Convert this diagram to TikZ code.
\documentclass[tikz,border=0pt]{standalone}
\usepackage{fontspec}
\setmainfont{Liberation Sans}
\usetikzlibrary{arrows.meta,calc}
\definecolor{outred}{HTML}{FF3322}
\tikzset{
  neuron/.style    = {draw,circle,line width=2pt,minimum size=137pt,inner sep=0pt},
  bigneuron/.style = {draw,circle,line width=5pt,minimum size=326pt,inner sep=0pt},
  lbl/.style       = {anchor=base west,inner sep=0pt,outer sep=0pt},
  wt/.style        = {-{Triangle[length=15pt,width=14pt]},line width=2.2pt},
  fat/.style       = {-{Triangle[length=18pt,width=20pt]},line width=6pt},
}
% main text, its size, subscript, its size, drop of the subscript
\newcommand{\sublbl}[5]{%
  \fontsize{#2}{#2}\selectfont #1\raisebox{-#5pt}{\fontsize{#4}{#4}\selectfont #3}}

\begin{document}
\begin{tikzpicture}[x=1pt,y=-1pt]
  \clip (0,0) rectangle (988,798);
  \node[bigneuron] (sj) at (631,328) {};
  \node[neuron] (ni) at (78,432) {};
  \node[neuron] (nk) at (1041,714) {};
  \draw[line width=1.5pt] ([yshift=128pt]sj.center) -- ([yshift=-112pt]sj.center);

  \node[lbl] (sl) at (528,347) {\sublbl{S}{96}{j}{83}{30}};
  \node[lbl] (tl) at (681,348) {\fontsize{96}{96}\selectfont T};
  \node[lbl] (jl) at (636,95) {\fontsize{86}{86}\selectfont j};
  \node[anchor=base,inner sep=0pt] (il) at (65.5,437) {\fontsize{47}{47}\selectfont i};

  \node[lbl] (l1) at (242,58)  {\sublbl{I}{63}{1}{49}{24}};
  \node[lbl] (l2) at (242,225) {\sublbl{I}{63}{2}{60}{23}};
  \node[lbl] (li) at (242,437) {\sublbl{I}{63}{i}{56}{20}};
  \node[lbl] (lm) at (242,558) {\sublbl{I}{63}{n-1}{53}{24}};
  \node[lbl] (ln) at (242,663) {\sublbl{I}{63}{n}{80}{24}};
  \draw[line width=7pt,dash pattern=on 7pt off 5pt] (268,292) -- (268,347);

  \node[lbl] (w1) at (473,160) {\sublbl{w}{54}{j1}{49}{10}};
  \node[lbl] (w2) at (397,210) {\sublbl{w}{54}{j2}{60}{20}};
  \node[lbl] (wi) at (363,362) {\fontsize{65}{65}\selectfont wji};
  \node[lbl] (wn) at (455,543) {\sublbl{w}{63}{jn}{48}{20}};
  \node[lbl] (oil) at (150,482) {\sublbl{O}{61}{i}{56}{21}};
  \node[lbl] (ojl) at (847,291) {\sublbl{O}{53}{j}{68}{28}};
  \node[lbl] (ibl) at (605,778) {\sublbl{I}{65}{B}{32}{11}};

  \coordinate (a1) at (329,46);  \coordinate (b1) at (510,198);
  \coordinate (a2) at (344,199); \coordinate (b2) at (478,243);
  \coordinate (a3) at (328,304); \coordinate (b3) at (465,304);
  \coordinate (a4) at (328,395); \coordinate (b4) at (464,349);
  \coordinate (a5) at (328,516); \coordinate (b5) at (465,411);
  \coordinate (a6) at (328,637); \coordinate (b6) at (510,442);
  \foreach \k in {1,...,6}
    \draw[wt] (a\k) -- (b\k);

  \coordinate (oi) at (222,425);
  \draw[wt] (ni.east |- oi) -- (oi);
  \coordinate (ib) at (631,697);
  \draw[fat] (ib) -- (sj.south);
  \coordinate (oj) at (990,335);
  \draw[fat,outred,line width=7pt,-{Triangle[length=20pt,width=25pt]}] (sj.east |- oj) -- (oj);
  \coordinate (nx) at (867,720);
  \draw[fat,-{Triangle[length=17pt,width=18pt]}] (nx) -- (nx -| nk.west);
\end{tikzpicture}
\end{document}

++++++++++++++++++++

**Written request:** Reproduce every line of the data verbatim.

**Answer for this exercise:**
Convert this diagram to TikZ code.
\documentclass[tikz,border=0pt]{standalone}
\usepackage{fontspec}
\setmainfont{Liberation Sans}
\usetikzlibrary{arrows.meta,calc}
\definecolor{outred}{HTML}{FF3322}
\tikzset{
  neuron/.style    = {draw,circle,line width=2pt,minimum size=137pt,inner sep=0pt},
  bigneuron/.style = {draw,circle,line width=5pt,minimum size=326pt,inner sep=0pt},
  lbl/.style       = {anchor=base west,inner sep=0pt,outer sep=0pt},
  wt/.style        = {-{Triangle[length=15pt,width=14pt]},line width=2.2pt},
  fat/.style       = {-{Triangle[length=18pt,width=20pt]},line width=6pt},
}
% main text, its size, subscript, its size, drop of the subscript
\newcommand{\sublbl}[5]{%
  \fontsize{#2}{#2}\selectfont #1\raisebox{-#5pt}{\fontsize{#4}{#4}\selectfont #3}}

\begin{document}
\begin{tikzpicture}[x=1pt,y=-1pt]
  \clip (0,0) rectangle (988,798);
  \node[bigneuron] (sj) at (631,328) {};
  \node[neuron] (ni) at (78,432) {};
  \node[neuron] (nk) at (1041,714) {};
  \draw[line width=1.5pt] ([yshift=128pt]sj.center) -- ([yshift=-112pt]sj.center);

  \node[lbl] (sl) at (528,347) {\sublbl{S}{96}{j}{83}{30}};
  \node[lbl] (tl) at (681,348) {\fontsize{96}{96}\selectfont T};
  \node[lbl] (jl) at (636,95) {\fontsize{86}{86}\selectfont j};
  \node[anchor=base,inner sep=0pt] (il) at (65.5,437) {\fontsize{47}{47}\selectfont i};

  \node[lbl] (l1) at (242,58)  {\sublbl{I}{63}{1}{49}{24}};
  \node[lbl] (l2) at (242,225) {\sublbl{I}{63}{2}{60}{23}};
  \node[lbl] (li) at (242,437) {\sublbl{I}{63}{i}{56}{20}};
  \node[lbl] (lm) at (242,558) {\sublbl{I}{63}{n-1}{53}{24}};
  \node[lbl] (ln) at (242,663) {\sublbl{I}{63}{n}{80}{24}};
  \draw[line width=7pt,dash pattern=on 7pt off 5pt] (268,292) -- (268,347);

  \node[lbl] (w1) at (473,160) {\sublbl{w}{54}{j1}{49}{10}};
  \node[lbl] (w2) at (397,210) {\sublbl{w}{54}{j2}{60}{20}};
  \node[lbl] (wi) at (363,362) {\fontsize{65}{65}\selectfont wji};
  \node[lbl] (wn) at (455,543) {\sublbl{w}{63}{jn}{48}{20}};
  \node[lbl] (oil) at (150,482) {\sublbl{O}{61}{i}{56}{21}};
  \node[lbl] (ojl) at (847,291) {\sublbl{O}{53}{j}{68}{28}};
  \node[lbl] (ibl) at (605,778) {\sublbl{I}{65}{B}{32}{11}};

  \coordinate (a1) at (329,46);  \coordinate (b1) at (510,198);
  \coordinate (a2) at (344,199); \coordinate (b2) at (478,243);
  \coordinate (a3) at (328,304); \coordinate (b3) at (465,304);
  \coordinate (a4) at (328,395); \coordinate (b4) at (464,349);
  \coordinate (a5) at (328,516); \coordinate (b5) at (465,411);
  \coordinate (a6) at (328,637); \coordinate (b6) at (510,442);
  \foreach \k in {1,...,6}
    \draw[wt] (a\k) -- (b\k);

  \coordinate (oi) at (222,425);
  \draw[wt] (ni.east |- oi) -- (oi);
  \coordinate (ib) at (631,697);
  \draw[fat] (ib) -- (sj.south);
  \coordinate (oj) at (990,335);
  \draw[fat,outred,line width=7pt,-{Triangle[length=20pt,width=25pt]}] (sj.east |- oj) -- (oj);
  \coordinate (nx) at (867,720);
  \draw[fat,-{Triangle[length=17pt,width=18pt]}] (nx) -- (nx -| nk.west);
\end{tikzpicture}
\end{document}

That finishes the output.